Hollinger reviews the Magic's 2007/2008 season using some statistical analysis. When I talk about the Magic possibly contending for a title, people may look at me weirdly, but that's because they don't know, as Hollinger points out, the point-differential story:

They had the point differential of a 58-win team, and their 6.1-win differential between real wins and expected wins was the league's third-largest. It didn't help them any last year, but it's a good omen going forward, as it means the team was really better than its record.

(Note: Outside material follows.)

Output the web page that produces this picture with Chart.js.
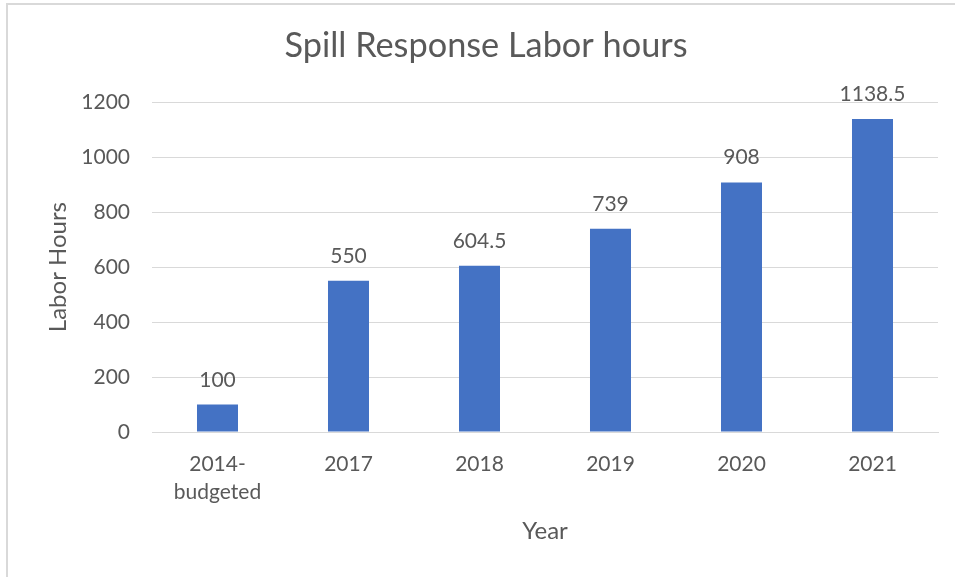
<!DOCTYPE html>
<html>
<head>
<meta charset="utf-8">
<script src="https://cdn.jsdelivr.net/npm/chart.js@4/dist/chart.umd.min.js"></script>
<style>
  html, body { margin: 0; padding: 0; background: #ffffff; overflow: hidden; }
  #frame { position: absolute; left: 6px; top: 3px; width: 960px; height: 590px;
           border-left: 2px solid #d9d9d9; border-top: 2px solid #d9d9d9; box-sizing: border-box; }
  #c { position: absolute; left: 0; top: 0; }
</style>
</head>
<body>
<div id="frame"></div>
<canvas id="c" width="955" height="577"></canvas>
<script>
const categories = [["2014-", "budgeted"], "2017", "2018", "2019", "2020", "2021"];
const laborHours = [100, 550, 604.5, 739, 908, 1138.5];
const valueLabels = ["100", "550", "604.5", "739", "908", "1138.5"];
const yTicks = [0, 200, 400, 600, 800, 1000, 1200];

const TEXT = '#595959';
const FONT = 'Lato, "Open Sans", sans-serif';

const barLabels = {
  id: 'barLabels',
  afterDatasetsDraw(chart) {
    const ctx = chart.ctx;
    const meta = chart.getDatasetMeta(0);
    ctx.save();
    ctx.fillStyle = TEXT;
    ctx.font = '21px ' + FONT;
    ctx.textAlign = 'center';
    ctx.textBaseline = 'alphabetic';
    meta.data.forEach((bar, i) => {
      ctx.fillText(valueLabels[i], bar.x, bar.y - 18);
    });
    ctx.restore();
  }
};

new Chart(document.getElementById('c'), {
  type: 'bar',
  data: {
    labels: categories,
    datasets: [{
      label: 'Labor Hours',
      data: laborHours,
      backgroundColor: '#4472c4',
      borderWidth: 0,
      categoryPercentage: 1,
      barPercentage: 0.313
    }]
  },
  options: {
    responsive: false,
    animation: false,
    layout: { padding: { left: 34, right: 17, top: 0, bottom: 0 } },
    plugins: {
      legend: { display: false },
      tooltip: { enabled: false },
      title: {
        display: true,
        text: 'Spill Response Labor hours',
        color: TEXT,
        font: { family: FONT, size: 34.3, weight: 'normal', lineHeight: 1.2 },
        padding: { top: 25, bottom: 36 }
      }
    },
    scales: {
      x: {
        grid: { display: false, drawTicks: false },
        border: { display: true, color: '#d9d9d9', width: 1 },
        ticks: { color: TEXT, font: { family: FONT, size: 21, lineHeight: 1.33 }, padding: 18, maxRotation: 0, autoSkip: false },
        title: { display: true, text: 'Year', color: TEXT, font: { family: FONT, size: 24, lineHeight: 1.25 }, padding: { top: 0, bottom: 31 } },
        afterFit(axis) { axis.height = 145; }
      },
      y: {
        min: 0, max: 1200,
        afterBuildTicks(axis) { axis.ticks = yTicks.map(v => ({ value: v })); },
        grid: { color: '#d9d9d9', lineWidth: 1, drawTicks: false },
        border: { display: false },
        ticks: { color: TEXT, font: { family: FONT, size: 21 }, padding: 22, callback: (v) => String(v) },
        title: { display: true, text: 'Labor Hours', color: TEXT, font: { family: FONT, size: 24, lineHeight: 1.25 }, padding: { top: 9, bottom: 0 } },
        afterFit(axis) { axis.width = 118; }
      }
    }
  },
  plugins: [barLabels]
});
</script>
</body>
</html>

But that's essentially where the optimism ends. Hollinger believes that the Magic aren't any better off now than they were a year ago "because Orlando's bench is (de)composed almost entirely of replacement-level players," citing Keith Bogans as the only man who might exceed that level of production.

He also cites health as a huge reason for the Magic's success in 2007/2008, and thinks the injury bug will bite this year:

Other than losing bit player [Tony] Battie, Orlando glided through last season with nary a splinter; the one minor injury they had was to point guard [Jameer] Nelson, and that was the one position where they had plenty of backup. The Magic are unlikely to have such good fortune for a second consecutive season, and that has to be taken into account.

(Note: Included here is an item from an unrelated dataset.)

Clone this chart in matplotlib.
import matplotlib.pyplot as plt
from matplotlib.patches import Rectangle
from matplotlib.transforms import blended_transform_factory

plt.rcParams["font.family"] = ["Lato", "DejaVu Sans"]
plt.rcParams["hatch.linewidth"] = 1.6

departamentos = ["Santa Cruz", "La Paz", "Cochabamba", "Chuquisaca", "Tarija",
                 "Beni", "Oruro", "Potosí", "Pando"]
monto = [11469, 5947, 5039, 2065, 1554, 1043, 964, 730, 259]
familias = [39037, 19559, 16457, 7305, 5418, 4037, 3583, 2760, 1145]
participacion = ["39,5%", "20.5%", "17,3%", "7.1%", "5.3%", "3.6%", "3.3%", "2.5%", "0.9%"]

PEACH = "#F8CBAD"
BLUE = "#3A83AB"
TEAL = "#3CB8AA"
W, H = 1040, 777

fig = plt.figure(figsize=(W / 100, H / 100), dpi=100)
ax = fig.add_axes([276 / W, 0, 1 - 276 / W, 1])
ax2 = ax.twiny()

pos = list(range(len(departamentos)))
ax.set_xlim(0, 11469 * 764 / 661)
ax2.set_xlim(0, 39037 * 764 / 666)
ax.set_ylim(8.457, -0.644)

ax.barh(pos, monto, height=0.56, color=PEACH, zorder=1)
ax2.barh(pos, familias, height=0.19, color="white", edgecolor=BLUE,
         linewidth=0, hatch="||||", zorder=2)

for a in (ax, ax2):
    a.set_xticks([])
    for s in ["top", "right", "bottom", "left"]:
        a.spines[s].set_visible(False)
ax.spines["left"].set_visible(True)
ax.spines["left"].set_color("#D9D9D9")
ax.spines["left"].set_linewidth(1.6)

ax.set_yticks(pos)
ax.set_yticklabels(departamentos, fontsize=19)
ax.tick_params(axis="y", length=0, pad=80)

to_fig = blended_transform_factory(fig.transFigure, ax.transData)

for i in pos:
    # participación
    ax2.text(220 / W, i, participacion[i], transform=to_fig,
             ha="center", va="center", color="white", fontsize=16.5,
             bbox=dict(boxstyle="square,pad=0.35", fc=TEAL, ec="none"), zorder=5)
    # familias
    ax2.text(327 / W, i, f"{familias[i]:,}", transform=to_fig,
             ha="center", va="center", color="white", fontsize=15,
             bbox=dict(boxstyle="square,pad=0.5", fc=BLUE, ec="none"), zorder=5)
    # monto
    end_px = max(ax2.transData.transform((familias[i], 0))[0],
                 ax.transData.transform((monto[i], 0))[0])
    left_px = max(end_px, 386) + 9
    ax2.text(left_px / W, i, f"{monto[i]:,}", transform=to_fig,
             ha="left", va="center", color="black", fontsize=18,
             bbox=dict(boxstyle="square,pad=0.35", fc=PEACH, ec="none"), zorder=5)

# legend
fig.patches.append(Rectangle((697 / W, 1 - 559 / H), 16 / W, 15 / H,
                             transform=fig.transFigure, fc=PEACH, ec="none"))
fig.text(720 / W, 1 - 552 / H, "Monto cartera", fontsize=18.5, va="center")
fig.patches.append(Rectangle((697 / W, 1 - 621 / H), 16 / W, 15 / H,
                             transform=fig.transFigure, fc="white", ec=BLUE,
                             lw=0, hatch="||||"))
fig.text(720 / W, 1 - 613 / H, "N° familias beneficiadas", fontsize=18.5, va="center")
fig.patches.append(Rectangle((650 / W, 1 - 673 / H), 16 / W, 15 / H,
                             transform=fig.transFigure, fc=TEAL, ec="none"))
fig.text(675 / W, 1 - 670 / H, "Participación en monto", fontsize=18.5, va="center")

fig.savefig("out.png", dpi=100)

The first part of that claim is irrefutable: the Magic were remarkably healthy last season. But the second part is largely speculative. Nowhere is it written that a team cannot enjoy reasonably good health for two consecutive seasons. It's a bit like the tired argument that the Detroit Pistons are bound to get worse because they're getting old.

Hollinger concludes by writing that the Magic will win the Southeast Division "by default" and may be the only team in the division to finish with a plus-.500 record. Specifically, he predicts the Magic will post a 46-36 record and finish in fourth-place in the Eastern Conference, behind Boston (60-22), Detroit (54-38), and Philadelphia (50-32). In that respect, he agrees with 3QC readers who voted the 76ers as the Eastern team most likely to leapfrog Orlando in the standings. However, he predicts Toronto and Cleveland will finish with better records (each 47-35) than the Magic, but will place in a tie for fifth due to the league rule which says division champions cannot be seeded lower than fourth in the playoffs.

What does the 3QC community think of Hollinger's outlook? Will a lack of depth sink the Magic? What of injuries? Or will growth from Dwight Howard and Jameer Nelson, as well as steady production from Rashard Lewis and Hedo Turkoglu, be enough to keep them afloat or, even better, propel them higher in the conference ranks?